Oil prices are weaker in early morning trading in Asia, with yesterday’s OPEC+ Joint Ministerial Monitoring Committee (JMMC) not giving a clear signal on what the group will decide when they meet at the end of this month. Instead, the JMMC said that OPEC+ needs to be “vigilant, proactive and be prepared to act”, and the committee will give its recommendation to oil ministers at the official meeting later this month. With output cuts set to ease from 7.7MMbbls/d to 5.8MMbbls/d, the group needs to decide if they delay this easing, given the latest wave of Covid-19, along with growing supply from Libya. The JMMC also noted that with compensatory cuts that we have seen in recent months, the group’s compliance with the deal since May comes in at 99.5%

Further pressure this morning has come from API inventory numbers, which show that US crude oil inventories increased by 4.17MMbbls over the last week, which was quite a bit higher than the roughly 1.6MMbbls build the market was expecting. While the crude build is not great for sentiment, on the refined product side, we saw another week of large drawdowns for distillate fuel oil, with stocks declining by 5.02MMbbls over the week. The continued decline in distillate fuel oil stocks in the US since mid-September has provided support to heating oil cracks, which are now trading above US$10/bbl, up from closer to US$6/bbl back in September. Although both the crack and stocks have some distance to go before reaching pre-Covid-19 levels once again. The more widely followed EIA report will be released later today.

Metals

The advance in LME copper took a breather on Tuesday, with the 3M prices pulling back to an intra-day low of US$7,010/t, after bullish sentiment sent prices to overbought territory. The red metal closed lower yesterday, while the rest of the complex managed to close higher, aided by a weaker dollar. Now with aluminium, zinc and lead looking overbought during yesterday’s London sessions, a pullback in these metals is likely, in the absence of any further catalyst.

Despite record Covid-19 cases from the US and some areas of Europe, along with the latest round of lockdowns, the base metals market has largely ignored what this could mean for demand in the near-term. Instead, markets appear to be looking further ahead, with the expectation of further stimulus packages to help with the post-Covid-19 recovery.

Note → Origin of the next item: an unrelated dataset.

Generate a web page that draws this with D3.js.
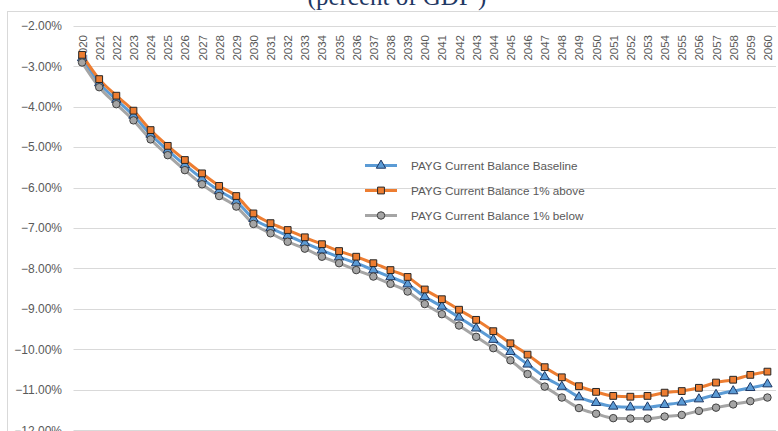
<!DOCTYPE html>
<html>
<head>
<meta charset="utf-8">
<script src="https://cdn.jsdelivr.net/npm/d3@7"></script>
<style>
  html, body { margin: 0; padding: 0; background: #fff; }
  svg { display: block; }
</style>
</head>
<body>
<svg id="chart" width="778" height="431"></svg>
<script>
const years = d3.range(2020, 2061).map(String);
const yTicks = [-2, -3, -4, -5, -6, -7, -8, -9, -10, -11, -12];
const seriesNames = ["PAYG Current Balance Baseline", "PAYG Current Balance 1% above", "PAYG Current Balance 1% below"];
const baseline = [-2.80, -3.42, -3.83, -4.22, -4.69, -5.08, -5.44, -5.78, -6.08, -6.34,
  -6.77, -7.00, -7.19, -7.37, -7.55, -7.72, -7.87, -8.04, -8.21, -8.39,
  -8.70, -8.94, -9.21, -9.48, -9.76, -10.06, -10.37, -10.68, -10.92, -11.18,
  -11.32, -11.41, -11.43, -11.43, -11.37, -11.31, -11.23, -11.12, -11.03, -10.95, -10.86];
const above = [-2.72, -3.32, -3.73, -4.10, -4.58, -4.97, -5.32, -5.65, -5.96, -6.21,
  -6.64, -6.88, -7.05, -7.23, -7.40, -7.57, -7.71, -7.87, -8.04, -8.21,
  -8.52, -8.76, -9.02, -9.27, -9.55, -9.85, -10.13, -10.44, -10.69, -10.91,
  -11.05, -11.15, -11.17, -11.15, -11.07, -11.03, -10.95, -10.82, -10.75, -10.63, -10.55];
const below = [-2.91, -3.52, -3.94, -4.34, -4.81, -5.20, -5.57, -5.92, -6.21, -6.47,
  -6.90, -7.13, -7.34, -7.51, -7.71, -7.87, -8.04, -8.20, -8.38, -8.57,
  -8.88, -9.13, -9.41, -9.69, -9.97, -10.27, -10.61, -10.92, -11.19, -11.45,
  -11.59, -11.70, -11.71, -11.71, -11.66, -11.62, -11.52, -11.44, -11.36, -11.28, -11.19];
const titleText = "(percent of GDP )";

const styles = [
  { color: "#5B9BD5", fill: "#5B9BD5", stroke: "#1F3864", shape: d3.symbolTriangle, size: 38 },
  { color: "#ED7D31", fill: "#ED7D31", stroke: "#262626", shape: d3.symbolSquare, size: 46 },
  { color: "#A5A5A5", fill: "#A5A5A5", stroke: "#404040", shape: d3.symbolCircle, size: 44 }
];
const data = [baseline, above, below];

const svg = d3.select("#chart");
const font = "'Liberation Sans', Arial, sans-serif";

// chart border
svg.append("rect").attr("x", 7.5).attr("y", 11.5).attr("width", 800).attr("height", 500)
  .attr("fill", "#fff").attr("stroke", "#d9d9d9").attr("stroke-width", 1);

// title (cropped at top)
svg.append("text").attr("x", 397).attr("y", 5).attr("text-anchor", "middle")
  .attr("font-family", "'Liberation Serif', 'Times New Roman', serif").attr("font-size", 25)
  .attr("fill", "#1F3864").text(titleText);

const x = d3.scalePoint().domain(years).range([73.5, 776]).padding(0.5);
const y = d3.scaleLinear().domain([-12, -2]).range([430.3, 25.7]);

// gridlines
svg.append("g").selectAll("line").data(yTicks).join("line")
  .attr("x1", 73.5).attr("x2", 776)
  .attr("y1", d => Math.round(y(d)) + 0.5).attr("y2", d => Math.round(y(d)) + 0.5)
  .attr("stroke", "#d9d9d9").attr("stroke-width", 1);

// y axis labels
const yAxis = d3.axisLeft(y).tickValues(yTicks).tickSize(0).tickPadding(0)
  .tickFormat(d => d3.format(".2f")(d) + "%");
const yg = svg.append("g").attr("transform", "translate(62,0)").call(yAxis);
yg.select(".domain").remove();
yg.selectAll("text").attr("font-family", font).attr("font-size", 12).attr("fill", "#595959");

// x axis labels (rotated, near top)
const xAxis = d3.axisTop(x).tickSize(0).tickPadding(0);
const xg = svg.append("g").attr("transform", "translate(0,35)").call(xAxis);
xg.select(".domain").remove();
xg.selectAll("text")
  .attr("font-family", font).attr("font-size", 11.5).attr("fill", "#595959")
  .attr("transform", "rotate(-90)")
  .attr("x", 0).attr("y", 0).attr("dy", "0.35em")
  .attr("text-anchor", "end");

// lines
const line = d3.line().x((d, i) => x(years[i])).y(d => y(d)).curve(d3.curveMonotoneX);
data.forEach((vals, k) => {
  svg.append("path").datum(vals).attr("d", line)
    .attr("fill", "none").attr("stroke", styles[k].color).attr("stroke-width", 3)
    .attr("stroke-linejoin", "round");
});
// markers
data.forEach((vals, k) => {
  const sym = d3.symbol().type(styles[k].shape).size(styles[k].size);
  svg.append("g").selectAll("path").data(vals).join("path")
    .attr("d", sym)
    .attr("transform", (d, i) => `translate(${x(years[i])},${y(d)})`)
    .attr("fill", styles[k].fill).attr("stroke", styles[k].stroke).attr("stroke-width", 1);
});

// legend
const legY = [165.5, 190.5, 215.5];
const lg = svg.append("g");
seriesNames.forEach((name, k) => {
  lg.append("line").attr("x1", 365).attr("x2", 397).attr("y1", legY[k]).attr("y2", legY[k])
    .attr("stroke", styles[k].color).attr("stroke-width", 3);
  lg.append("path").attr("d", d3.symbol().type(styles[k].shape).size(styles[k].size)())
    .attr("transform", `translate(381,${legY[k]})`)
    .attr("fill", styles[k].fill).attr("stroke", styles[k].stroke).attr("stroke-width", 1);
  lg.append("text").attr("x", 411).attr("y", legY[k]).attr("dy", "0.35em")
    .attr("font-family", font).attr("font-size", 11.7).attr("fill", "#595959").text(name);
});
</script>
</body>
</html>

However, iron ore is largely tracking what’s happening in the Chinese market, where the Covid-19 situation is under control. SGX 62% fines continued to advance above US$122/tonne, driven by the bullishness in the steel market, as strong data from the nation’s property sector continues to bolster expectations that margins at steel mills will remain elevated and therefore supportive for iron ore demand.